There are the oft-cited—and really good—reasons to march. Namely, we have a lot of things that need pushing and that can be pushed in an LGBTQ-friendly direction: a US President who at least talked a good game on civil rights on the campaign trail; Democrats (who are imperfect, but who are still basically nicer to us, policy-wise) in both houses of Congress. Next to those, we have momentum on marriage equality, and realistic hopes of getting a trans-inclusive Employment Non-Discrimination Act. Fine, yes, awesome. Good reasons to march.
But students, there’s a special reason for us to march: we have ourselves as witnesses and evidence that bigots, moralizers, merely opportunistic people who want votes of bigots and moralizers, all the other pain we know—all of that buffeting through our formative years has just made us hungrier and smarter about getting justice. We’ve seen the hurt that can come to LGBTQ people, we’ve lived through it, gotten old enough to make a difference, and now—well, now we just have to make the difference.

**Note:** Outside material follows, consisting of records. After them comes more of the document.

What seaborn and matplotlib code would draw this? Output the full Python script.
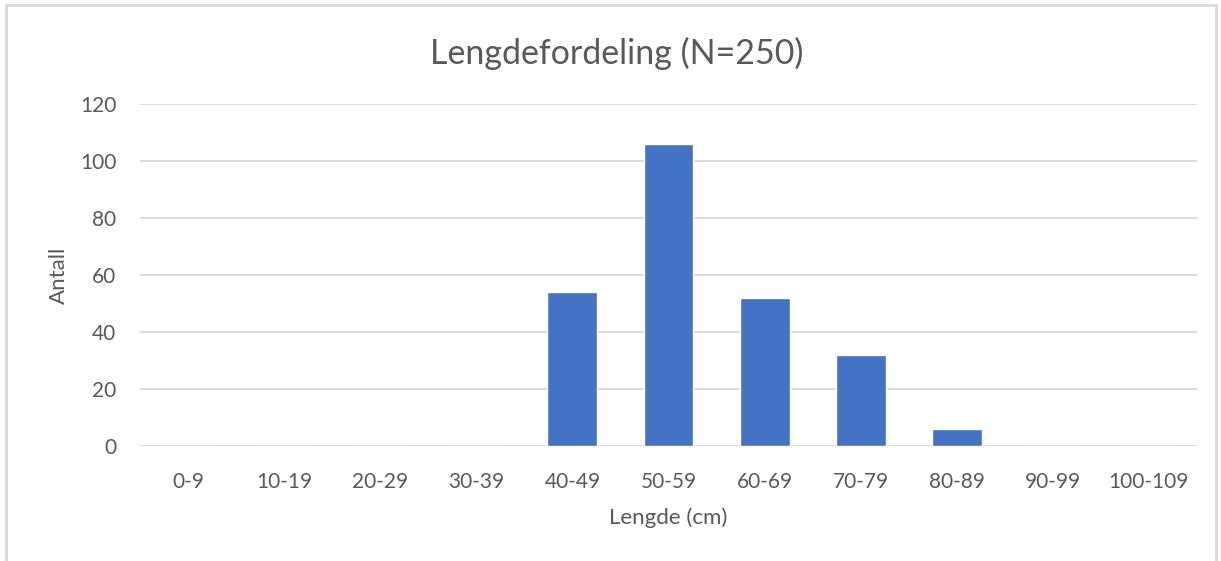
import matplotlib
matplotlib.use("Agg")
import matplotlib.pyplot as plt
import seaborn as sns
import pandas as pd
from matplotlib.patches import Rectangle

# data
categories = ["0-9", "10-19", "20-29", "30-39", "40-49", "50-59",
              "60-69", "70-79", "80-89", "90-99", "100-109"]
counts = [0, 0, 0, 0, 54, 106, 52, 32, 6, 0, 0]
yticks = [0, 20, 40, 60, 80, 100, 120]

df = pd.DataFrame({"Lengde": categories, "Antall": counts})

sns.set_theme(style="white")
plt.rcParams["font.family"] = ["Lato", "DejaVu Sans"]
text_col = "#595959"
grid_col = "#D9D9D9"

fig = plt.figure(figsize=(12.21, 5.61), dpi=100)
ax = fig.add_axes([0.1147, 0.205, 0.8656, 0.6096])

sns.barplot(data=df, x="Lengde", y="Antall", color="#4472C4",
            width=0.52, saturation=1, ax=ax, zorder=3)

ax.set_ylim(0, 120)
ax.set_yticks(yticks)
ax.set_xlim(-0.5, len(categories) - 0.5)
ax.yaxis.grid(True, color=grid_col, linewidth=1.3, zorder=0)
ax.set_axisbelow(True)
for s in ax.spines.values():
    s.set_visible(False)
ax.tick_params(axis="both", length=0, labelsize=15, colors=text_col)
ax.tick_params(axis="y", pad=17)
ax.tick_params(axis="x", pad=19)

ax.set_xlabel("Lengde (cm)", fontsize=16, color=text_col, labelpad=11)
ax.set_ylabel("Antall", fontsize=16, color=text_col, labelpad=8)
fig.text(0.505, 0.905, "Lengdefordeling (N=250)", ha="center", va="center",
         fontsize=24.5, color=text_col)

# light chart frame like the spreadsheet export
fig.add_artist(Rectangle((6 / 1221, -0.05), 1210 / 1221, 1.05 - 5.5 / 561,
                         transform=fig.transFigure, fill=False,
                         edgecolor=grid_col, linewidth=2))

fig.savefig("out.png", dpi=100)
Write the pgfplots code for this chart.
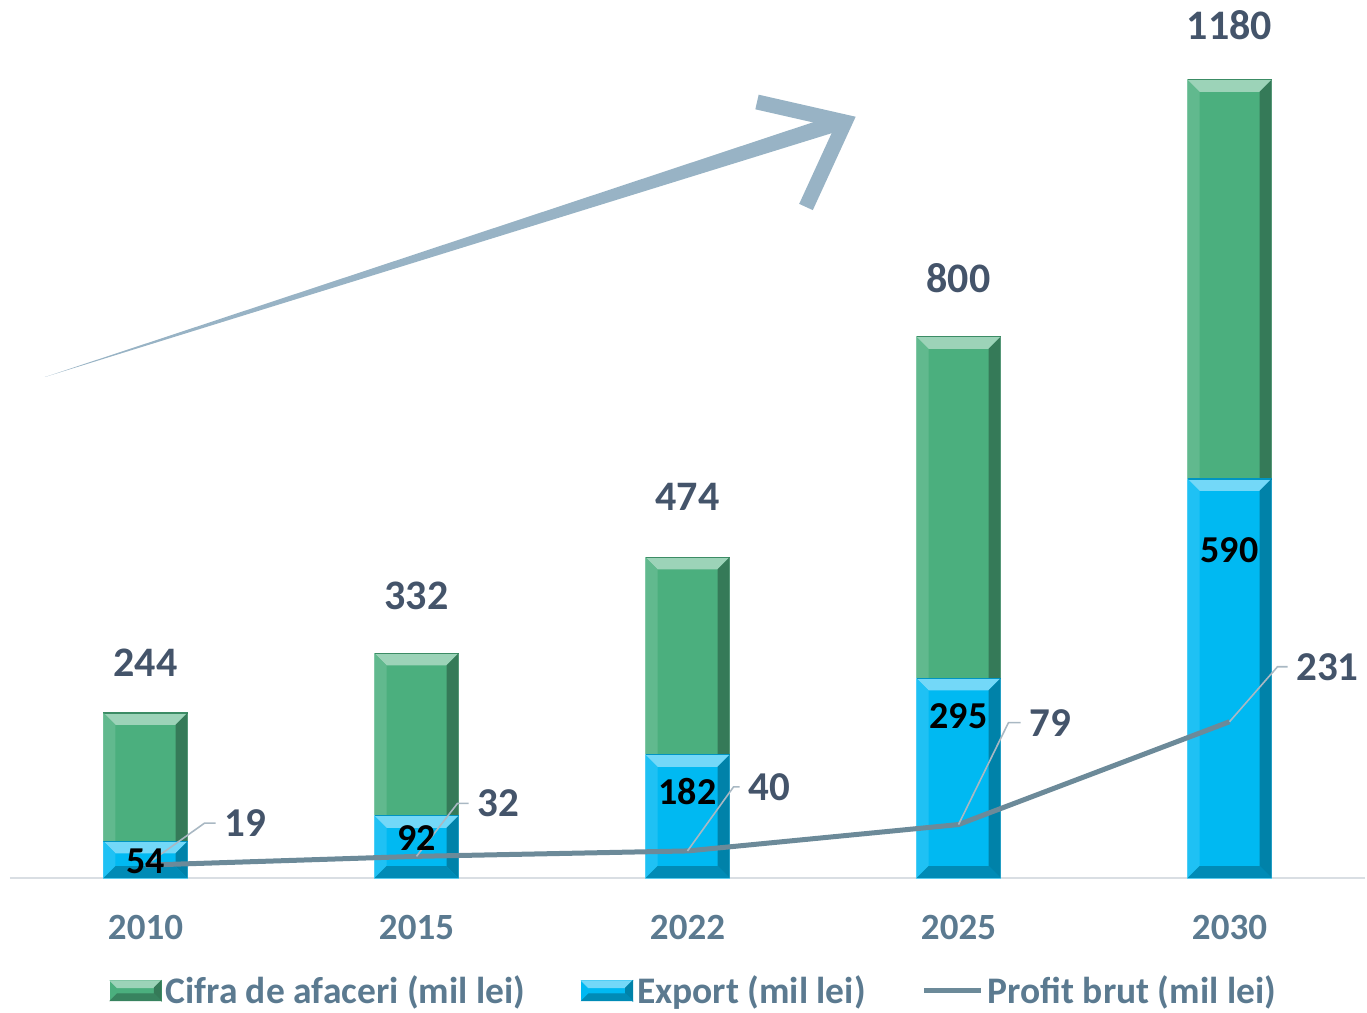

And that’s why you have to show up on October 10 and 11. That’s why you need to go to your legislators’ offices, and tell them you want marriage equality, nondiscrimination on the basis of sexual orientation and gender identity, and in all, full equality. That’s why we need to show up on the West Capitol lawn on October 11, and then march through the streets of DC and every other city we can show up in.
We can be the last generation that had to live without full equality, that had to live with a fear of violence and ostracism. We can get rid of those things—we just have to do so.